- Set exercise -
Keep the pictures out of the copy and repeat the records exactly.
### Data shown
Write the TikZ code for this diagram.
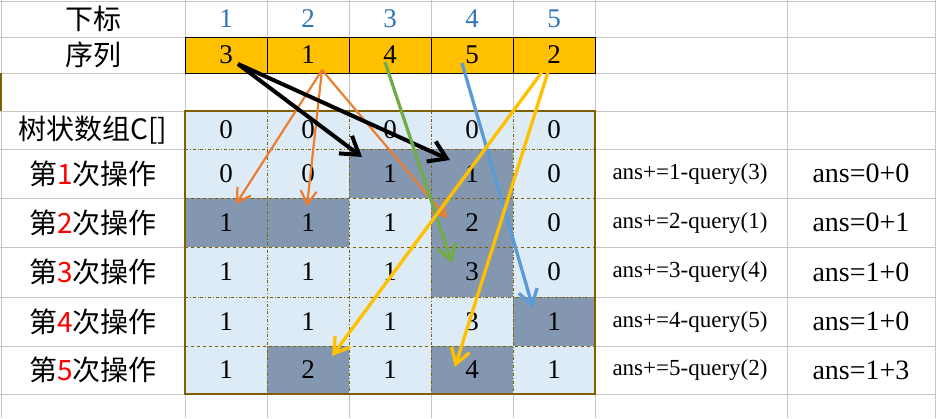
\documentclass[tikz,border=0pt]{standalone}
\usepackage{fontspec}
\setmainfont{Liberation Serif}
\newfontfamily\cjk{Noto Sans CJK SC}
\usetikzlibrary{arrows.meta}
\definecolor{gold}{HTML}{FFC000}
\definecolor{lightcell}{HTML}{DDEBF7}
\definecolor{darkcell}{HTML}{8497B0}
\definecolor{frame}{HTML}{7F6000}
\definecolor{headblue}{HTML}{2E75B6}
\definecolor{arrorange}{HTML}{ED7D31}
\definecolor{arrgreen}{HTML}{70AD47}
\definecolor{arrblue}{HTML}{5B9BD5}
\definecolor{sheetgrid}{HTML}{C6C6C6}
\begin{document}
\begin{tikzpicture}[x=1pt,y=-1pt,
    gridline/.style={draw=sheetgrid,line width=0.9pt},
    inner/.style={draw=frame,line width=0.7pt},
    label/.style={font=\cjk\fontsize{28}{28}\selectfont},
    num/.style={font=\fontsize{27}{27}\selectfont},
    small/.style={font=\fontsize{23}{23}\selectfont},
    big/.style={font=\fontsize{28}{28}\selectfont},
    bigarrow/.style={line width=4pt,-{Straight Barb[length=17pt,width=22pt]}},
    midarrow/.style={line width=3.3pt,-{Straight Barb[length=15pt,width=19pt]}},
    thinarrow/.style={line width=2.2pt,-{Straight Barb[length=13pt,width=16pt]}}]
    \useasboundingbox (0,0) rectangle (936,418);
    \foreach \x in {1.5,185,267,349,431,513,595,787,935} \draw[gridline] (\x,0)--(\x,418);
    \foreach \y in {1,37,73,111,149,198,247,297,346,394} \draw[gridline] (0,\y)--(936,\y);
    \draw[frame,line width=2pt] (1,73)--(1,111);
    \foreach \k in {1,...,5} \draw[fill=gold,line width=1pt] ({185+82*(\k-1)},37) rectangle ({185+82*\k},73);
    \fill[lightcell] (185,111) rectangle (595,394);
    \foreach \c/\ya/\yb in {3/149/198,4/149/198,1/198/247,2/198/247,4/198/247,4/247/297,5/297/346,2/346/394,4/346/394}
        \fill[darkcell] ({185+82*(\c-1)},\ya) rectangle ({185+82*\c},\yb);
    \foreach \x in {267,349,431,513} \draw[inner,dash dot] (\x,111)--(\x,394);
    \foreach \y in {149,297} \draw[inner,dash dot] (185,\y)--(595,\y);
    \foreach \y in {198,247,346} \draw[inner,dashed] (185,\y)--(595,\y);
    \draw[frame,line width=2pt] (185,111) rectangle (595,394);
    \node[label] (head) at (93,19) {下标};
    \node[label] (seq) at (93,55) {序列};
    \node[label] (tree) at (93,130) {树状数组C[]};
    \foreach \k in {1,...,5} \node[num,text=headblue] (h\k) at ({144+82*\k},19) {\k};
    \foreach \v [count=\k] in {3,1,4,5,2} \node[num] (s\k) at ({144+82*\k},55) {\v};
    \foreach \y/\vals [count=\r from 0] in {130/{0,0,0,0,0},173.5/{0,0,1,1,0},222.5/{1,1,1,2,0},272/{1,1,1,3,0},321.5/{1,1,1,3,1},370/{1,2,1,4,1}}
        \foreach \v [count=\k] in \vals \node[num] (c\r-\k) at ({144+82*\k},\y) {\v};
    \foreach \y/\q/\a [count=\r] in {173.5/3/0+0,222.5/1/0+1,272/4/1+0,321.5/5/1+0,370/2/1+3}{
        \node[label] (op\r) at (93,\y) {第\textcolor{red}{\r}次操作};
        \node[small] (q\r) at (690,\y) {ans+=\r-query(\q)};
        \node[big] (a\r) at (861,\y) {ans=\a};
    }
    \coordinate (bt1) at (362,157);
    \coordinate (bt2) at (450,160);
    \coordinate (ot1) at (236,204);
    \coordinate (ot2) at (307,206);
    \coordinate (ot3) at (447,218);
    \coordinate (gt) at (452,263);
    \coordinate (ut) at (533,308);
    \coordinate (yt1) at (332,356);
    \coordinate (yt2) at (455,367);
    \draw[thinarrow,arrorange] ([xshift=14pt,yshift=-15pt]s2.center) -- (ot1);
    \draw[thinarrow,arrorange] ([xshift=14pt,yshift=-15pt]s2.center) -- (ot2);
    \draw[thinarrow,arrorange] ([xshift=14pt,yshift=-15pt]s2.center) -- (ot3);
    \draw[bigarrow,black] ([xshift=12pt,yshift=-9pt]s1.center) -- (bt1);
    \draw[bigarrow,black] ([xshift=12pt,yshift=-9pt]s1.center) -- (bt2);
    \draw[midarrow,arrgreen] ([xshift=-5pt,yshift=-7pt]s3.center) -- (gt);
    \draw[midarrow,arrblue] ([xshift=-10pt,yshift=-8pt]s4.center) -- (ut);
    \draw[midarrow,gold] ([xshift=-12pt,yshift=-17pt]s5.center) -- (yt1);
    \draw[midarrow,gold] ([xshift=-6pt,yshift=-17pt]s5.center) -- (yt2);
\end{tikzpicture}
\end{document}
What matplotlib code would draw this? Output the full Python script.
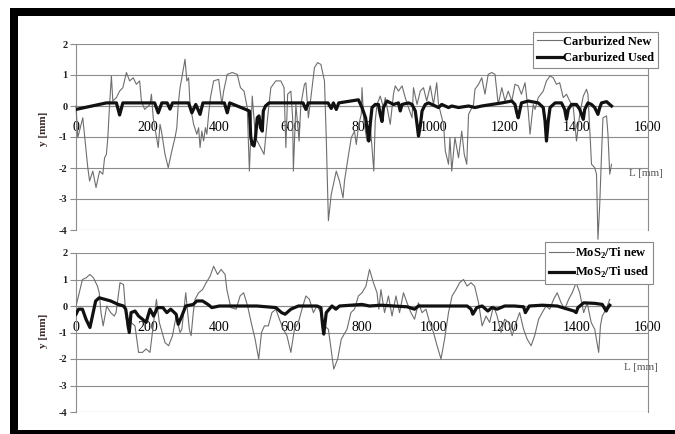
######
- Solved exercise -
Write the TikZ code for this diagram.
\documentclass[tikz,border=0pt]{standalone}
\usepackage{fontspec}
\setmainfont{Liberation Serif}
\newfontfamily\cjk{Noto Sans CJK SC}
\usetikzlibrary{arrows.meta}
\definecolor{gold}{HTML}{FFC000}
\definecolor{lightcell}{HTML}{DDEBF7}
\definecolor{darkcell}{HTML}{8497B0}
\definecolor{frame}{HTML}{7F6000}
\definecolor{headblue}{HTML}{2E75B6}
\definecolor{arrorange}{HTML}{ED7D31}
\definecolor{arrgreen}{HTML}{70AD47}
\definecolor{arrblue}{HTML}{5B9BD5}
\definecolor{sheetgrid}{HTML}{C6C6C6}
\begin{document}
\begin{tikzpicture}[x=1pt,y=-1pt,
    gridline/.style={draw=sheetgrid,line width=0.9pt},
    inner/.style={draw=frame,line width=0.7pt},
    label/.style={font=\cjk\fontsize{28}{28}\selectfont},
    num/.style={font=\fontsize{27}{27}\selectfont},
    small/.style={font=\fontsize{23}{23}\selectfont},
    big/.style={font=\fontsize{28}{28}\selectfont},
    bigarrow/.style={line width=4pt,-{Straight Barb[length=17pt,width=22pt]}},
    midarrow/.style={line width=3.3pt,-{Straight Barb[length=15pt,width=19pt]}},
    thinarrow/.style={line width=2.2pt,-{Straight Barb[length=13pt,width=16pt]}}]
    \useasboundingbox (0,0) rectangle (936,418);
    \foreach \x in {1.5,185,267,349,431,513,595,787,935} \draw[gridline] (\x,0)--(\x,418);
    \foreach \y in {1,37,73,111,149,198,247,297,346,394} \draw[gridline] (0,\y)--(936,\y);
    \draw[frame,line width=2pt] (1,73)--(1,111);
    \foreach \k in {1,...,5} \draw[fill=gold,line width=1pt] ({185+82*(\k-1)},37) rectangle ({185+82*\k},73);
    \fill[lightcell] (185,111) rectangle (595,394);
    \foreach \c/\ya/\yb in {3/149/198,4/149/198,1/198/247,2/198/247,4/198/247,4/247/297,5/297/346,2/346/394,4/346/394}
        \fill[darkcell] ({185+82*(\c-1)},\ya) rectangle ({185+82*\c},\yb);
    \foreach \x in {267,349,431,513} \draw[inner,dash dot] (\x,111)--(\x,394);
    \foreach \y in {149,297} \draw[inner,dash dot] (185,\y)--(595,\y);
    \foreach \y in {198,247,346} \draw[inner,dashed] (185,\y)--(595,\y);
    \draw[frame,line width=2pt] (185,111) rectangle (595,394);
    \node[label] (head) at (93,19) {下标};
    \node[label] (seq) at (93,55) {序列};
    \node[label] (tree) at (93,130) {树状数组C[]};
    \foreach \k in {1,...,5} \node[num,text=headblue] (h\k) at ({144+82*\k},19) {\k};
    \foreach \v [count=\k] in {3,1,4,5,2} \node[num] (s\k) at ({144+82*\k},55) {\v};
    \foreach \y/\vals [count=\r from 0] in {130/{0,0,0,0,0},173.5/{0,0,1,1,0},222.5/{1,1,1,2,0},272/{1,1,1,3,0},321.5/{1,1,1,3,1},370/{1,2,1,4,1}}
        \foreach \v [count=\k] in \vals \node[num] (c\r-\k) at ({144+82*\k},\y) {\v};
    \foreach \y/\q/\a [count=\r] in {173.5/3/0+0,222.5/1/0+1,272/4/1+0,321.5/5/1+0,370/2/1+3}{
        \node[label] (op\r) at (93,\y) {第\textcolor{red}{\r}次操作};
        \node[small] (q\r) at (690,\y) {ans+=\r-query(\q)};
        \node[big] (a\r) at (861,\y) {ans=\a};
    }
    \coordinate (bt1) at (362,157);
    \coordinate (bt2) at (450,160);
    \coordinate (ot1) at (236,204);
    \coordinate (ot2) at (307,206);
    \coordinate (ot3) at (447,218);
    \coordinate (gt) at (452,263);
    \coordinate (ut) at (533,308);
    \coordinate (yt1) at (332,356);
    \coordinate (yt2) at (455,367);
    \draw[thinarrow,arrorange] ([xshift=14pt,yshift=-15pt]s2.center) -- (ot1);
    \draw[thinarrow,arrorange] ([xshift=14pt,yshift=-15pt]s2.center) -- (ot2);
    \draw[thinarrow,arrorange] ([xshift=14pt,yshift=-15pt]s2.center) -- (ot3);
    \draw[bigarrow,black] ([xshift=12pt,yshift=-9pt]s1.center) -- (bt1);
    \draw[bigarrow,black] ([xshift=12pt,yshift=-9pt]s1.center) -- (bt2);
    \draw[midarrow,arrgreen] ([xshift=-5pt,yshift=-7pt]s3.center) -- (gt);
    \draw[midarrow,arrblue] ([xshift=-10pt,yshift=-8pt]s4.center) -- (ut);
    \draw[midarrow,gold] ([xshift=-12pt,yshift=-17pt]s5.center) -- (yt1);
    \draw[midarrow,gold] ([xshift=-6pt,yshift=-17pt]s5.center) -- (yt2);
\end{tikzpicture}
\end{document}
What matplotlib code would draw this? Output the full Python script.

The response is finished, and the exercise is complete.